▶ [Goal]: Include the line containing "const srStress1200 = [160, 155, 149, 140, 129, 135, 125];" and all lines before it, repeated exactly from the listing below, without pictures.

— BEGIN —

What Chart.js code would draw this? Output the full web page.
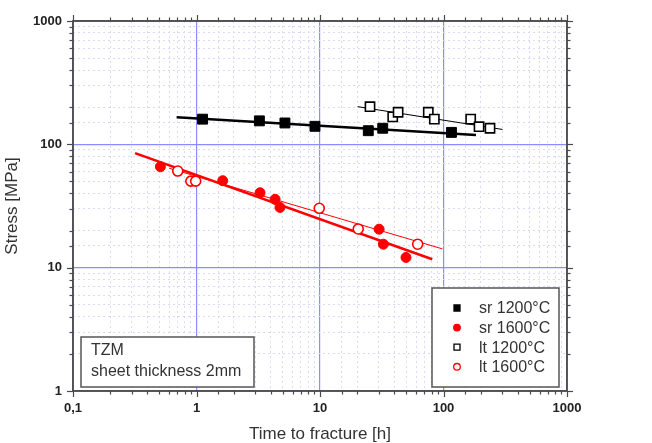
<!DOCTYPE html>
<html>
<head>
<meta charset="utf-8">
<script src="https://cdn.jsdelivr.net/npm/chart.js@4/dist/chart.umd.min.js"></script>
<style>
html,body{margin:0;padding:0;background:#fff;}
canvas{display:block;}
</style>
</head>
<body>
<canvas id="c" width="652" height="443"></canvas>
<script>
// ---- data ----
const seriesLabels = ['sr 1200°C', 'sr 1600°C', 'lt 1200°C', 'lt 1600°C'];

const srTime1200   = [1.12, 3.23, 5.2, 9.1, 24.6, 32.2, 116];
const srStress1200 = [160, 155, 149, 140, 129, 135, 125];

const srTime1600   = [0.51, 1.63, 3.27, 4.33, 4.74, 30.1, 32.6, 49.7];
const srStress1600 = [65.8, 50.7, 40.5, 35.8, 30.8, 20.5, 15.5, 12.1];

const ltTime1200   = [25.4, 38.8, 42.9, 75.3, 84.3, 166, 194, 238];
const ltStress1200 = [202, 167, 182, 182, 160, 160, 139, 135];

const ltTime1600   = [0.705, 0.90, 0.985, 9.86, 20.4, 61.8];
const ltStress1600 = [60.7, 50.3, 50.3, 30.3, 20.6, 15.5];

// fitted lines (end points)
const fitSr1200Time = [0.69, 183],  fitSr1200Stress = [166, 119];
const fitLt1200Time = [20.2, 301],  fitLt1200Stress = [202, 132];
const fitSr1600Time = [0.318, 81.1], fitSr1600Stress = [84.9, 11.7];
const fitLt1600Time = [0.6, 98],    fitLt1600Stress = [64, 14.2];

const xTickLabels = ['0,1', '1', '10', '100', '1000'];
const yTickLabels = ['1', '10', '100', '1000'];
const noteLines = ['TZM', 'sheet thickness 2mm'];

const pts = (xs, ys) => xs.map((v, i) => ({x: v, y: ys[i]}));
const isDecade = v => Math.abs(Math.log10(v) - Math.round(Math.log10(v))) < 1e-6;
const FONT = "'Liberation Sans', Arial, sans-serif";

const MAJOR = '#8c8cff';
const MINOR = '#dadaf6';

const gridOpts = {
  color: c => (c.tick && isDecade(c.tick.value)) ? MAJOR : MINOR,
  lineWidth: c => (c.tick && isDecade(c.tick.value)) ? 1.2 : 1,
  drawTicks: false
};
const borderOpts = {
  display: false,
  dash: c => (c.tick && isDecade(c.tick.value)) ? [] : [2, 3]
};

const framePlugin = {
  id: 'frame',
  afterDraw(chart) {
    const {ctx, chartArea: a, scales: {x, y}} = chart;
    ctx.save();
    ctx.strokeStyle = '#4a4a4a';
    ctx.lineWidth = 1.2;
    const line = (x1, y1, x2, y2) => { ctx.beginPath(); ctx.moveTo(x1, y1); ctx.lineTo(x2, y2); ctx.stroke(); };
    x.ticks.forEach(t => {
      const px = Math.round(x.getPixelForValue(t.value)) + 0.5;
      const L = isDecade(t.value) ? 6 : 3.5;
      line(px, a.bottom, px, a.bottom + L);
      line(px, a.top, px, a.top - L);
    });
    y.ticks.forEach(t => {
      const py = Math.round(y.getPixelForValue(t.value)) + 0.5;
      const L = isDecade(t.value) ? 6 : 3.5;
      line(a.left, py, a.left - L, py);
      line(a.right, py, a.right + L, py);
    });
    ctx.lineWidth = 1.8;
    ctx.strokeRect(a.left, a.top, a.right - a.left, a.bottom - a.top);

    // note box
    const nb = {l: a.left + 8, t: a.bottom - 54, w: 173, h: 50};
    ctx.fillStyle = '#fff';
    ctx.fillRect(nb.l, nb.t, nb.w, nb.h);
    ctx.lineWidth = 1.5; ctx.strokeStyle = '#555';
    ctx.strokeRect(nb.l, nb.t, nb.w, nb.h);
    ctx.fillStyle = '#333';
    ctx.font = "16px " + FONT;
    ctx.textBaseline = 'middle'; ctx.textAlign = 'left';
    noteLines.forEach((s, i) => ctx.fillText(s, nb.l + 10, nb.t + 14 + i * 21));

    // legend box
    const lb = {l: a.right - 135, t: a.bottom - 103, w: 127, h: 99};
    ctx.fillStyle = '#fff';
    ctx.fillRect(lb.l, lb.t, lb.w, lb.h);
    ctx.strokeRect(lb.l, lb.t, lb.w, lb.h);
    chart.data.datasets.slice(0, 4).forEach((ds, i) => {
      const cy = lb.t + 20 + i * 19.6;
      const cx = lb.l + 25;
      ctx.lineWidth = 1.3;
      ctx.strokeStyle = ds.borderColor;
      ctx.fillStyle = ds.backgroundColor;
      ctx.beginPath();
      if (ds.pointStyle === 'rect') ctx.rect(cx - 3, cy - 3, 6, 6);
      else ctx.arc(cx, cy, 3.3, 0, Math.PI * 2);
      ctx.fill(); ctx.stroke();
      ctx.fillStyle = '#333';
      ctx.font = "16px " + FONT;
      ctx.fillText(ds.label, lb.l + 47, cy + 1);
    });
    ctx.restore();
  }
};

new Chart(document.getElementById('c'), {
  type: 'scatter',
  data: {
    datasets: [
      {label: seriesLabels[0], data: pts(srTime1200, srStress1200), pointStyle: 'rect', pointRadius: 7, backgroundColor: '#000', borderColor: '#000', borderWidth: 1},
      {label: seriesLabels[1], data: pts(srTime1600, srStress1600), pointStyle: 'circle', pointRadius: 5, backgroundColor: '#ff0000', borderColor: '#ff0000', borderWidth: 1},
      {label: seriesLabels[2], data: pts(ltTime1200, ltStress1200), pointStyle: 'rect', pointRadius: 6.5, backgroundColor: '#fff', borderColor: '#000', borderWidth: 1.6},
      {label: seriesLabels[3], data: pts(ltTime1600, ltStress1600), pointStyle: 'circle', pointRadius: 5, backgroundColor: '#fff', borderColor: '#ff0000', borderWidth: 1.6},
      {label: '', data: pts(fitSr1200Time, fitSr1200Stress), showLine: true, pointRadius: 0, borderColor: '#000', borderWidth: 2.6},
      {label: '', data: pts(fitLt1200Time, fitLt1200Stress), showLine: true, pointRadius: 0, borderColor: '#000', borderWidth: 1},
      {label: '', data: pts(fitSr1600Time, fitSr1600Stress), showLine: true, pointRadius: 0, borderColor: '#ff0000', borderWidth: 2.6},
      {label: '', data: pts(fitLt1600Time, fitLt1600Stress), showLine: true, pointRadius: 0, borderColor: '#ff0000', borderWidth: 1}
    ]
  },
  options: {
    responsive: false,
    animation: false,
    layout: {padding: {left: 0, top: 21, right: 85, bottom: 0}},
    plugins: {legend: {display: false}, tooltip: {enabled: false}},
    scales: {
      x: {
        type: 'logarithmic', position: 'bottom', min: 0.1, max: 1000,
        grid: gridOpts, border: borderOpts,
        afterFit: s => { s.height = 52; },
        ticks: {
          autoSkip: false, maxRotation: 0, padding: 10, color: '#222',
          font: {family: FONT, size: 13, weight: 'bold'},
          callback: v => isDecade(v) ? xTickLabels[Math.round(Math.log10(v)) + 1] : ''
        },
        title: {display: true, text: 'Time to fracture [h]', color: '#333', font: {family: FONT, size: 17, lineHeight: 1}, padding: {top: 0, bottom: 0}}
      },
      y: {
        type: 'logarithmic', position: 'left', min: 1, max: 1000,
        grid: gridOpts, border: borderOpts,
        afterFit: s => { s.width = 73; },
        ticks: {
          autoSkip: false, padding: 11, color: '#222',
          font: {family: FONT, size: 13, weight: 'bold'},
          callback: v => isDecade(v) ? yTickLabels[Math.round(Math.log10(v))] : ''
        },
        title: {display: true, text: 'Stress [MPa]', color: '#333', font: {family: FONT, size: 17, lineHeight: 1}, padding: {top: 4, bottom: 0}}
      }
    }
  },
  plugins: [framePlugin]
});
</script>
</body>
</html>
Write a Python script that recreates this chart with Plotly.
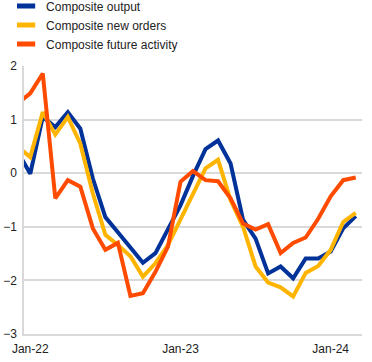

— END —

▶ [Solution to this exercise]:
What Chart.js code would draw this? Output the full web page.
<!DOCTYPE html>
<html>
<head>
<meta charset="utf-8">
<script src="https://cdn.jsdelivr.net/npm/chart.js@4/dist/chart.umd.min.js"></script>
<style>
html,body{margin:0;padding:0;background:#fff;}
canvas{display:block;}
</style>
</head>
<body>
<canvas id="c" width="652" height="443"></canvas>
<script>
// ---- data ----
const seriesLabels = ['sr 1200°C', 'sr 1600°C', 'lt 1200°C', 'lt 1600°C'];

const srTime1200   = [1.12, 3.23, 5.2, 9.1, 24.6, 32.2, 116];
const srStress1200 = [160, 155, 149, 140, 129, 135, 125];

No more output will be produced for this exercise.